SANTE Chercheuse de la Mayo Clinic aux Etats-Unis, Monique E. Muggli a découvert que les fabricants de cigarettes ont soigneusement dissimulé la présence de cet élément radioactif dans le tabac pendant 40 ans. Elle raconte…
En analysant plusieurs milliers de documents depuis deux ans, Monique E. Muggli, chercheuse de la Mayo Clinic aux Etats-Unis, à Rochester (Minnesota), a découvert comment Philip Morris et les plus grandes compagnies de l’industrie du tabac ont volontairement caché au grand public la présence de Polonium 210, un élément radioactif, dans leurs cigarettes. Celle qui est devenue la Erin Brockovich du tabac se confie à 20minutes.fr.
Comment avez-vous découvert l’ampleur de cette dissimulation?
Les industries du tabac ont été obligées de rendre public près de 60 millions de documents internes depuis un procès perdu en 1998 contre l’Etat du Minnesota. Dans tous ces rapports déclassifiés, environ 1.500 se rapportent au polonium. Les industries savaient tout. Elles ont tout enterré.
Quand ont-elles su que le polonium se trouvait dans le tabac?
En 1964. Les industries, tout comme la communauté médicale, ont observé la présence du 210 Po, un élément radioactif et cancérigène.
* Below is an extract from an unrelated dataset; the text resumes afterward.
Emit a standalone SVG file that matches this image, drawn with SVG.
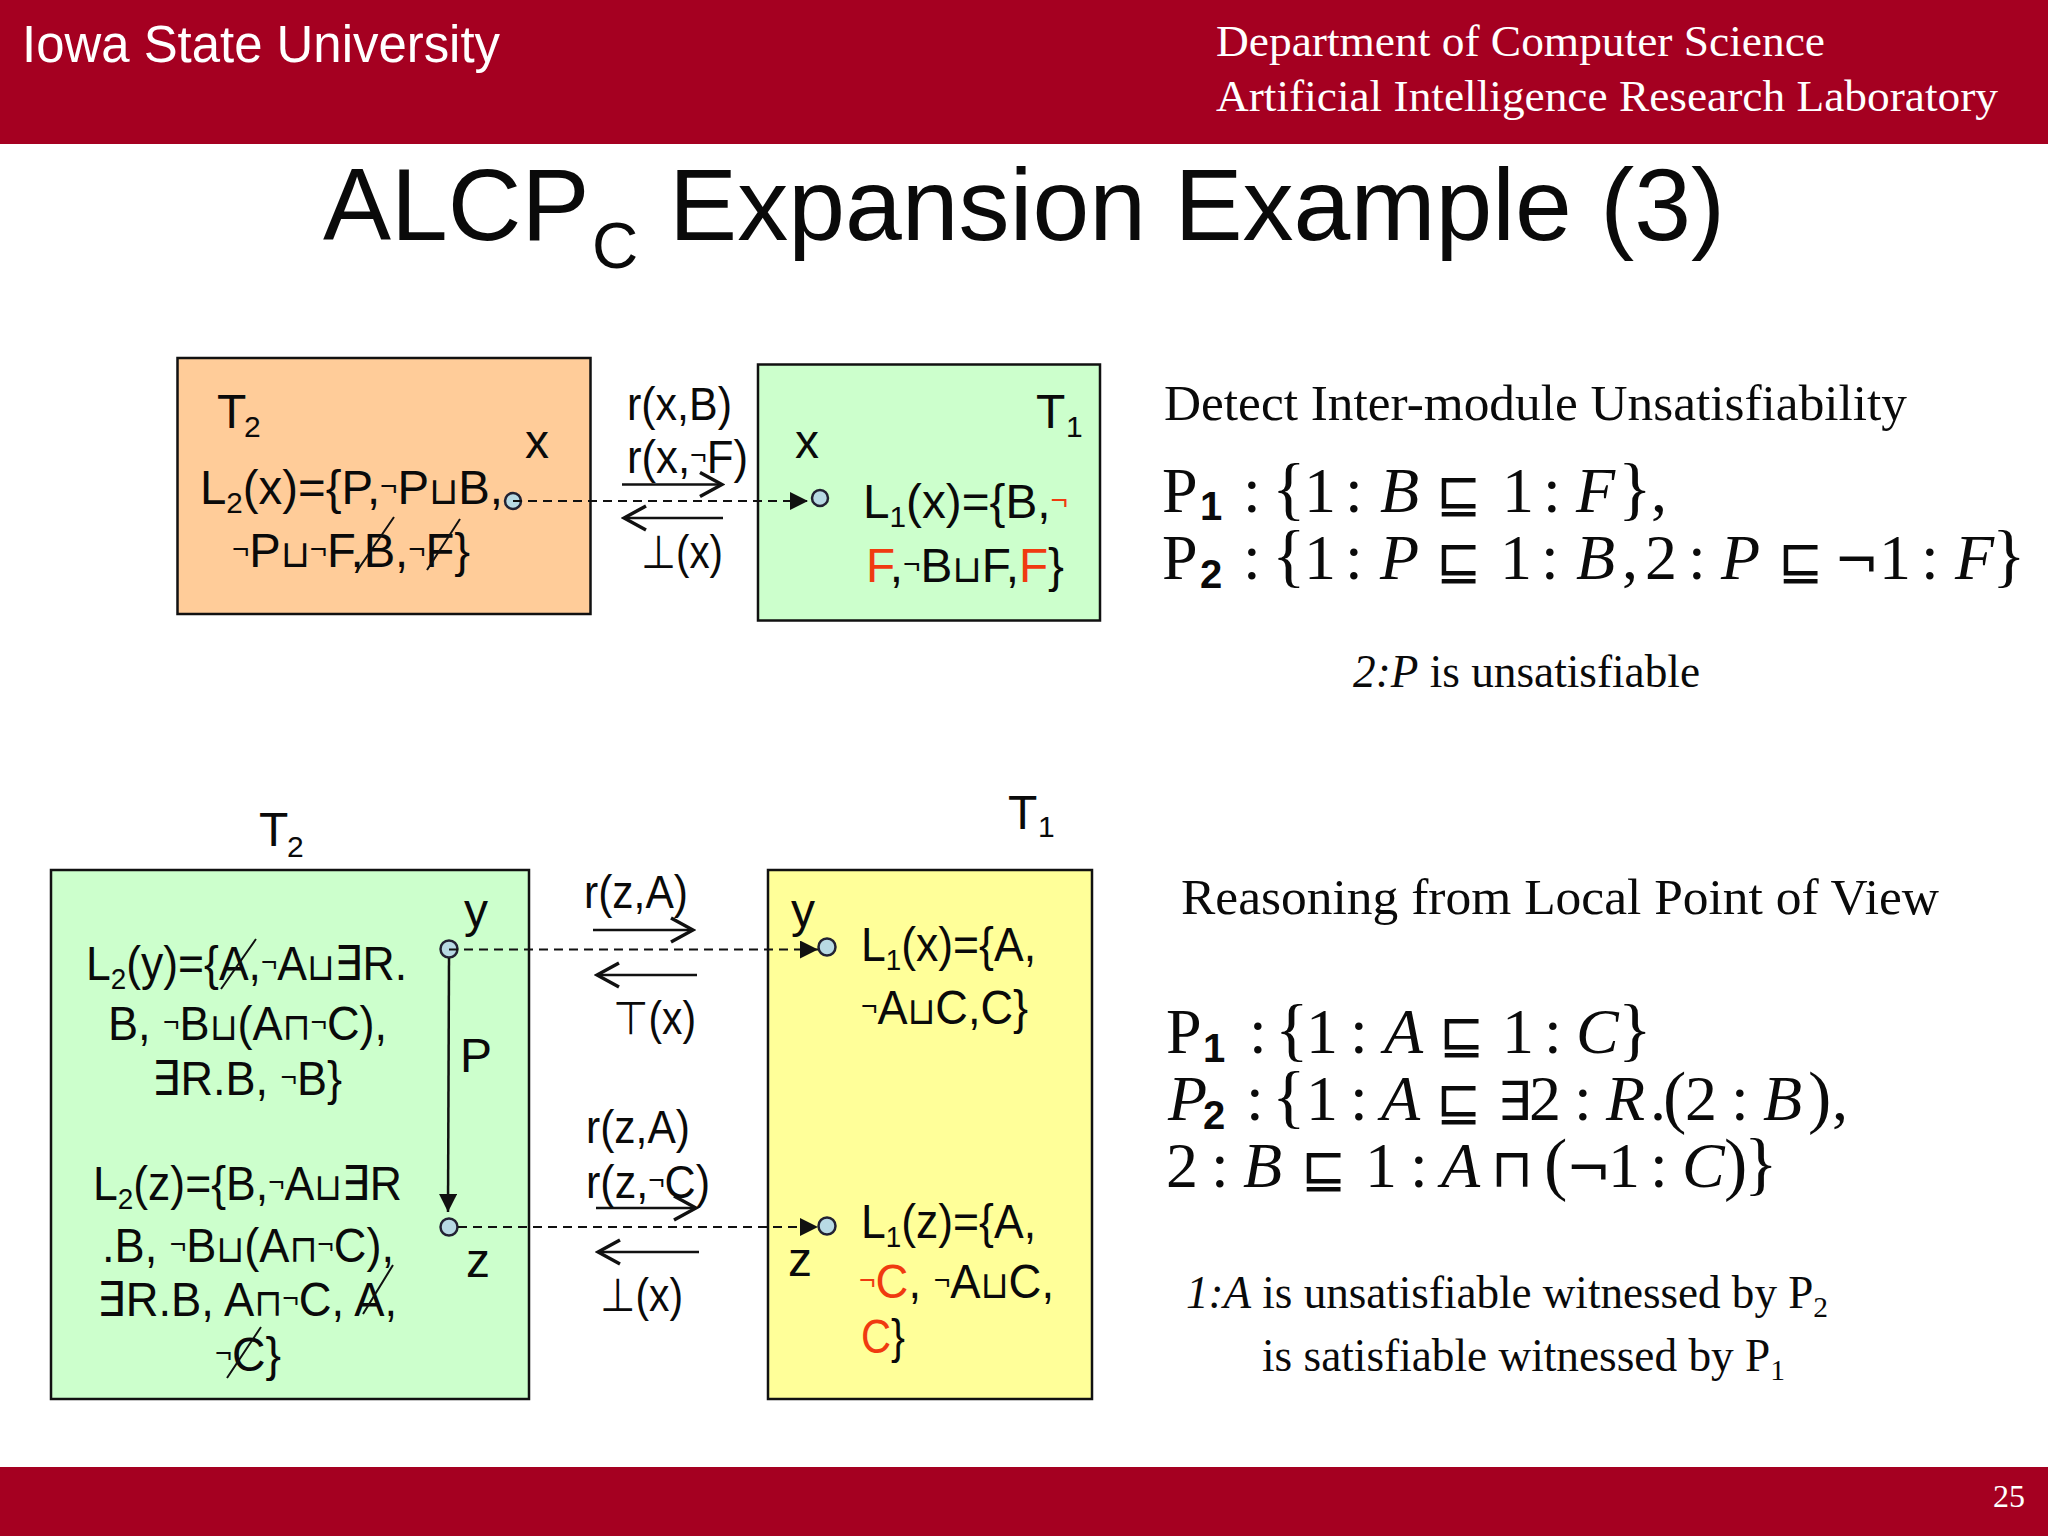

Attention, cette présence n’est pas dûe au processus industriel des cigarettiers, mais à la façon de cultiver le tabac. On utilise des engrais riches en phosphates qui contaminent les feuilles.
Et ils n’ont rien fait?
Au début, dans les années 1970 et 1980, ils ont agi. Philip Morris et les autres compagnies ont essayé de supprimer la teneur en polonium, de trouver des méthodes différentes tout en conservant la réussite commerciale de leurs produits. Ils n’ont pas réussi à concilier les deux. Les chercheurs de Philip Morris ont réussi à réduire la présence de 210 Po avec un solvant, RJ Reynolds dans ces Winston avec un filtre spécial. Mais les dirigeants les ont empêchés de poursuivre. Ils avaient peur de changer le goût de leur produit, mais surtout que le grand public apprennent les objectifs de ces recherches, paniquent devant le polonium.
Il fallait étouffer l’affaire…
La stratégie générale est d’éviter toute controverse. Ils savaient que toute divulgation entraînerait une grande peur et des procès. Paul Eichorn, vice-président de Philip Morris, a eu cette formule dans une note adressée à ses collaborateurs: «Nous ne devons pas réveiller un géant endormi». Ils ont arrêté les recherches et enterré profondément l’existence du polonium.
Quelle est sa dangerosité?
On estime que le 210 Po est à l’origine d’1% de tous les cancers du poumon aux Etats-Unis, soit d’environ 1.600 morts américains par an. Il serait responsable de 12.000 décès dans le monde entier par an.
Les responsables des majors ont-ils réagi à la publication de votre article dans le numéro de septembre de l’American Journal of Public Health?
Non, l’affaire a été relayée pour l’instant en Grande-Bretagne, en Belgique et en France. Mais pas encore aux Etats-Unis.
Que risquent-ils?
Il n’y aura probablement pas de condamnation en justice. Ce sont de longues batailles, souvent vaines. Mais l’opinion publique est désormais au courant des combines des cigarettiers, et leur réputation va en pâtir. C’est là qu’est notre victoire.
Si je me grille une cigarette maintenant, j’inhalerai du polonium?
Oui, il se déposera sur une partie de vos bronches.
Les cigarettiers nous réservent-ils d’autres surprises de ce genre?
(Elle rit). Je ne sais pas, vraiment pas ! Nous travaillons aujourd’hui avec mes collègues de Stanford et du Nicotine Research Center sur le danger des cigarettes au menthol, et sur «Secondhand smoke», la fumée passive. Nous essayons de décrypter la stratégie de l’industrie vis-à-vis des non-fumeurs et des produits qu’ils absorbent.
Le polonium est l’un des éléments radioactifs les plus toxiques. Il avait servi dans l’assassinat de l’ex-agent du KGB Alexander Litvinenko à Londres en 2006, mais la dose employée par les meurtriers était évidemment colossale comparée à une simple cigarette. Il était mort en moins de trois semaines.